Ti, apa alasanmu milih suamimu buat nikah? Soalnya di tempatku, nama kamu bagus banget. Nilai kamu plus plus plus. Tapi suamimu, kok kamu mau sih sama dia?

Seketika, saya kaget dong. Kok, bisa teman saya satu ini mempertanyakan hal seperti itu. Sebenarnya saya tidak suka ditanya hal-hal privat seperti itu. Karna itu hak saya ya mau hidup dan memilih hidup seperti apa. Apalagi saya sudah istikharah juga. Jadi mempertanyakan hal itu sama seperti mempertanyakan istikharah saya. Walaupun kemudian saya jelaskan. Ya, sifatnya cocok, agamanya baik, pintar, dermawan. Menurut saya enough, tapi si penaya masih kurang puas seakan tidak percaya. Maunya dengar saya curhat? Tapi saya bukan tipe curhat. 

Memang suami saya punya kekurangan, tapi kelebihannya juga banyak. Kekurangannya bisa saya maklumi dan kelebihannya bisa saya syukuri. Bukankah sudah cukup? Lagian saya juga punya kekuranga. Dan, so far, ya cuma suami saya yang sanggup sabar menghadapi kebengkokan saya dan tidak berekspektasi. Yang lalu-lalu cuma bisa menerima lebihnya saya. Hanya menilai dari plusnya. Terlalu berlebihan dalam berekspektasi. Tidak bisa menerima sisi manusiawi saya

Saya tidak peduli sih apa yang orang katakan tentang suami saya. Apalagi tampilan suami saya memang agak sangar, berotot, dan tidak ramah. Ape lo? Karena pernikahan itu kita yang jalani. Kita yang tau betul apa yang cocok dengan kita. Ngga papa dibilang ngga cocok, asal pada kenyataannya kita nyaman menjalani kehidupan sehari-hari tanpa merasa bosan. Memang  beberapa hal ada yang kontras antara suami dan saya. Tapi kami berusaha mengimbangi satu sama lain dan saling dukung untuk mengejar ketertinggalan.

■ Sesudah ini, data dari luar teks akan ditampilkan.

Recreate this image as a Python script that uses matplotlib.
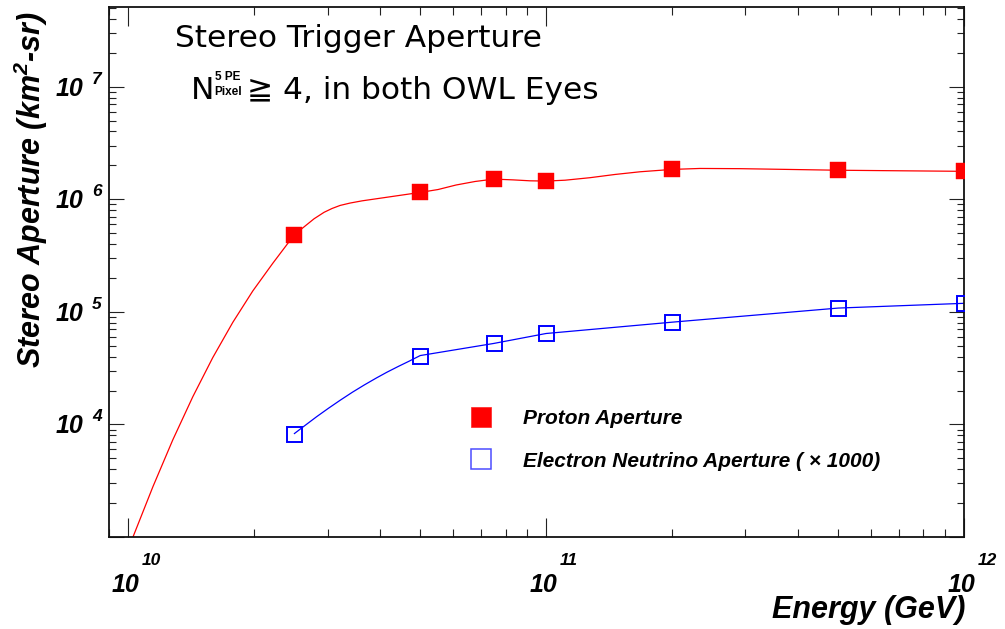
import numpy as np
import matplotlib
matplotlib.use('Agg')
import matplotlib.pyplot as plt
from matplotlib.ticker import LogLocator, NullFormatter

# ---- data ----
energy = [2.5e10, 5e10, 7.5e10, 1e11, 2e11, 5e11, 1e12]
proton_aperture = [4.85e5, 1.15e6, 1.51e6, 1.45e6, 1.84e6, 1.81e6, 1.77e6]
nue_aperture = [8.3e3, 4.09e4, 5.24e4, 6.42e4, 8.09e4, 1.08e5, 1.19e5]

# smooth guide curves as drawn in the picture (read point by point)
proton_curve_e = [1.026e10, 1.146e10, 1.279e10, 1.428e10, 1.594e10, 1.780e10,
                  1.988e10, 2.219e10, 2.5e10, 2.637e10, 2.786e10, 2.944e10,
                  3.076e10, 3.215e10, 3.397e10, 3.63e10, 5e10, 5.516e10, 6.09e10,
                  6.763e10, 7.5e10, 8.34e10, 9.15e10, 1e11, 1.11e11, 1.274e11,
                  1.462e11, 1.679e11, 2e11, 2.335e11, 2.912e11, 3.835e11,
                  5e11, 7e11, 1e12]
proton_curve_a = [9.9e2, 2.79e3, 7.29e3, 1.76e4, 3.92e4, 8.06e4,
                  1.535e5, 2.70e5, 4.85e5, 5.69e5, 6.71e5, 7.66e5,
                  8.28e5, 8.81e5, 9.25e5, 9.68e5, 1.15e6, 1.22e6, 1.338e6,
                  1.438e6, 1.51e6, 1.486e6, 1.458e6, 1.45e6, 1.476e6, 1.554e6,
                  1.66e6, 1.754e6, 1.84e6, 1.877e6, 1.869e6, 1.839e6,
                  1.81e6, 1.79e6, 1.77e6]
nue_curve_e = [2.5e10, 2.651e10, 2.828e10, 3.015e10, 3.216e10, 3.44e10,
               3.675e10, 3.926e10, 4.158e10, 4.434e10, 4.71e10, 5e10,
               7.5e10, 1e11, 2e11, 5e11, 1e12]
nue_curve_a = [8.3e3, 9.80e3, 1.174e4, 1.391e4, 1.639e4, 1.931e4,
               2.243e4, 2.584e4, 2.904e4, 3.278e4, 3.655e4, 4.09e4,
               5.24e4, 6.42e4, 8.09e4, 1.08e5, 1.19e5]

x_major = [1e10, 1e11, 1e12]
x_exp = ['10', '11', '12']
y_major = [1e4, 1e5, 1e6, 1e7]
y_exp = ['4', '5', '6', '7']

legend_labels = ['Proton Aperture', 'Electron Neutrino Aperture ( \u00d7 1000)']

plt.rcParams['mathtext.fontset'] = 'custom'
plt.rcParams['mathtext.rm'] = 'Liberation Sans:bold:italic'
plt.rcParams['mathtext.it'] = 'Liberation Sans:bold:italic'
plt.rcParams['mathtext.bf'] = 'Liberation Sans:bold:italic'

W, H = 1005, 629
fig = plt.figure(figsize=(W / 100, H / 100), dpi=100)
ax = fig.add_axes([109 / W, 1 - 537 / H, (964 - 109) / W, (537 - 7) / H])

ax.set_xscale('log')
ax.set_yscale('log')
ax.set_xlim(9.0e9, 1e12)
ax.set_ylim(1e3, 5.1e7)

ax.plot(proton_curve_e, proton_curve_a, color='#ff0000', lw=0.9, zorder=2)
ax.plot(nue_curve_e, nue_curve_a, color='#0000ff', lw=0.9, zorder=2)
ax.plot(energy, proton_aperture, ls='none', marker='s', ms=12, mfc='#ff0000',
        mec='#ff0000', mew=0.3, zorder=3)
ax.plot(energy, nue_aperture, ls='none', marker='s', ms=10.8, mfc='none',
        mec='#0000ff', mew=1.4, zorder=3)

# ticks
ax.xaxis.set_major_locator(LogLocator(base=10, numticks=10))
ax.xaxis.set_minor_locator(LogLocator(base=10, subs=np.arange(2, 10), numticks=20))
ax.yaxis.set_major_locator(LogLocator(base=10, numticks=10))
ax.yaxis.set_minor_locator(LogLocator(base=10, subs=np.arange(2, 10), numticks=20))
for a in (ax.xaxis, ax.yaxis):
    a.set_major_formatter(NullFormatter())
    a.set_minor_formatter(NullFormatter())
ax.tick_params(axis='x', which='major', direction='in', top=True, bottom=True,
               length=14, width=0.8, color='#222222')
ax.tick_params(axis='x', which='minor', direction='in', top=True, bottom=True,
               length=6, width=0.8, color='#222222')
ax.tick_params(axis='y', which='major', direction='in', left=True, right=True,
               length=11, width=0.8, color='#222222')
ax.tick_params(axis='y', which='minor', direction='in', left=True, right=True,
               length=5, width=0.8, color='#222222')
for s in ax.spines.values():
    s.set_linewidth(1.3)
    s.set_color('#111111')

lab = dict(family='Liberation Sans', weight='bold', style='italic', color='black')

# tick labels: "10" with separated exponent
for v, e in zip(y_major, y_exp):
    ax.annotate('10', xy=(0, v), xycoords=ax.get_yaxis_transform(),
                xytext=(-26, -9), textcoords='offset pixels', ha='right',
                va='baseline', fontsize=18, annotation_clip=False, **lab)
    ax.annotate(e, xy=(0, v), xycoords=ax.get_yaxis_transform(),
                xytext=(-17, 3), textcoords='offset pixels', ha='left',
                va='baseline', fontsize=12.5, annotation_clip=False, **lab)
for v, e in zip(x_major, x_exp):
    ax.annotate('10', xy=(v, 0), xycoords=ax.get_xaxis_transform(),
                xytext=(-3, -55), textcoords='offset pixels', ha='center',
                va='baseline', fontsize=18, annotation_clip=False, **lab)
    ax.annotate(e, xy=(v, 0), xycoords=ax.get_xaxis_transform(),
                xytext=(14, -28), textcoords='offset pixels', ha='left',
                va='baseline', fontsize=12.5, annotation_clip=False, **lab)

# axis titles
fig.text(965 / W, 1 - 618 / H, 'Energy (GeV)', ha='right', va='baseline',
         fontsize=22, **lab)
fig.text(31 / W, 1 - 12 / H, 'Stereo Aperture (km$^{2}$-sr)', rotation=90,
         ha='center', va='top', fontsize=22, **lab)

# title block
tfont = dict(family=['DejaVu Sans'], color='black')
fig.text(175 / W, 1 - 47.3 / H, 'Stereo Trigger Aperture', ha='left',
         va='baseline', fontsize=22.5, **tfont)
fig.text(190.7 / W, 1 - 99.3 / H, 'N', ha='left', va='baseline', fontsize=22.5, **tfont)
fig.text(214.5 / W, 1 - 80 / H, '5 PE', ha='left', va='baseline', fontsize=8.5,
         family='Liberation Sans', weight='bold')
fig.text(214.5 / W, 1 - 95 / H, 'Pixel', ha='left', va='baseline', fontsize=8.5,
         family='Liberation Sans', weight='bold')
fig.text(246.7 / W, 1 - 99.3 / H, '\u2267 4, in both OWL Eyes', ha='left',
         va='baseline', fontsize=22.5, **tfont)

# legend (manual)
def axfrac(px, py):
    return (px - 109) / (964 - 109), (537 - py) / (537 - 7)

lx, ly1 = axfrac(480.7, 416.7)
_, ly2 = axfrac(480.7, 459.3)
tx, _ = axfrac(522.7, 0)
ax.plot([lx], [ly1], transform=ax.transAxes, marker='s', ms=14.5, mfc='#ff0000',
        mec='#ff2222', mew=0.5, ls='none', clip_on=False)
ax.plot([lx], [ly2], transform=ax.transAxes, marker='s', ms=14, mfc='white',
        mec='#4d4dff', mew=1.1, ls='none', clip_on=False)
ax.text(tx, ly1, legend_labels[0], transform=ax.transAxes, ha='left',
        va='center_baseline', fontsize=15, **lab)
ax.text(tx, ly2, legend_labels[1], transform=ax.transAxes, ha='left',
        va='center_baseline', fontsize=15, **lab)

fig.savefig('out.png', dpi=100)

Kami mencoba berjalan seimbang dan beriringan.

Kriteria saya soal akhlak dan agama di atas nilai- nilai materialis duniawi. Dan itu saya temukan pada suami. Karena soal hal duniawi, sangat mudah dikejar. Namun, soal sifat dan agama, tidak banyak yang bisa saling mengimbangi. Kalau yang saya mau hanya soal pendidikan, materi, pekerjaan, kepintaran, popularitas, mungkin saya sudah nikah dari kapan tahun. Tapi, sebagai syarifah, tidak pantas untuk menggunakan itu sebagai kriteria. Bagaimana nanti pertanggung jawaban saya di hadapan zuriyat?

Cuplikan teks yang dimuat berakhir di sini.